Once the court decision approving the repayment plan is in force, a new limitation period begins under Article 110 of the Obligations and Contracts Act for claims arising before the date of the insolvency proceedings, provided those claims are due immediately. If the plan defers or reschedules payments, the new limitation period begins from the moment the obligation becomes due.
- Declaration of Insolvency
If no repayment plan is proposed or approved, the court formally declares the debtor insolvent. With the declaration of insolvency, the court removes the debtor’s right to manage or dispose of assets included in the insolvency estate and orders the liquidation and distribution of those assets. Once it is determined that no further assets can be liquidated, the remaining debts are discharged and the proceedings are closed.
Insolvency proceedings may be reopened upon written request by the debtor or a creditor with an accepted claim, if within one year of termination, funds reserved for disputed claims are released or previously unknown assets are discovered.

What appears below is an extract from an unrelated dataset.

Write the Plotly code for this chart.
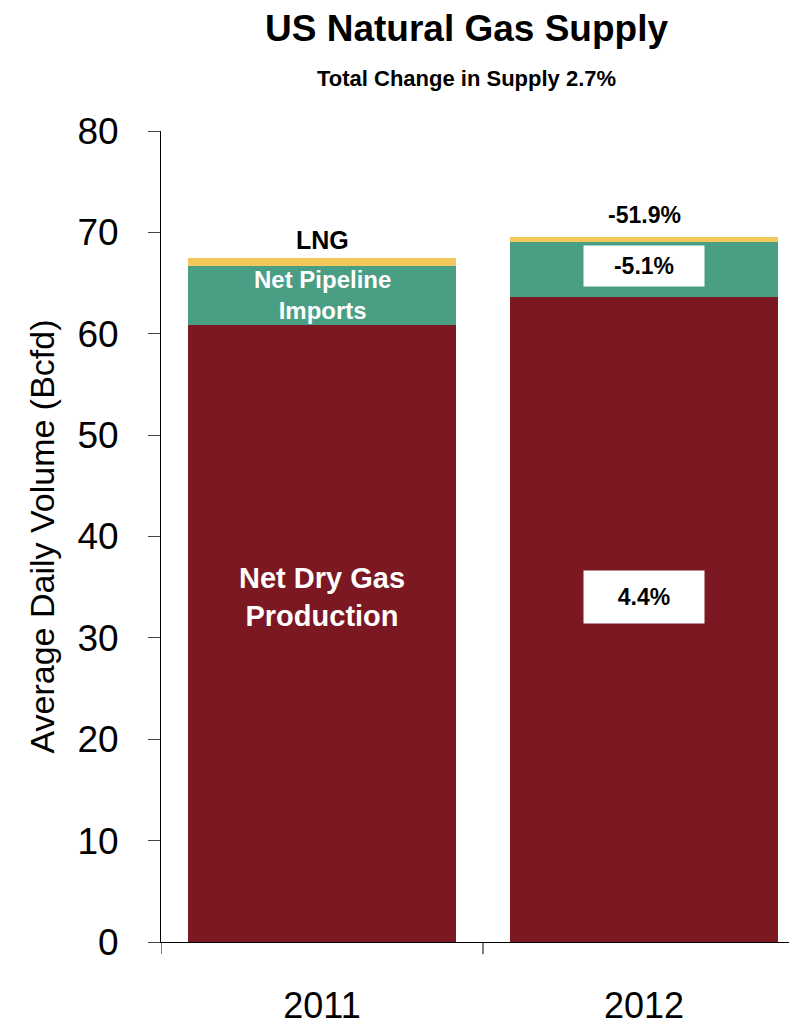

- Suspension Due to Lack of Funds
If the debtor cannot cover even the initial procedural costs, the proceedings are stayed. The court declares the debtor insolvent and opens the insolvency proceedings, imposes a general freeze and injunction, but then suspends the proceedings. The debtor is required to report their assets to the court monthly and within seven days of acquiring new property. A one-year period begins from the date the proceedings are stayed, during which the proceedings may be resumed if the debtor proves they possess seizable assets sufficient to cover the initial costs. A creditor may also request resumption by depositing the required amount to prepay those costs.
If no funds are found within the one-year period, then after three years from the effective date of the insolvency declaration, certain types of debts are automatically discharged with respect to creditors whose claims were included in the debtor’s insolvency petition.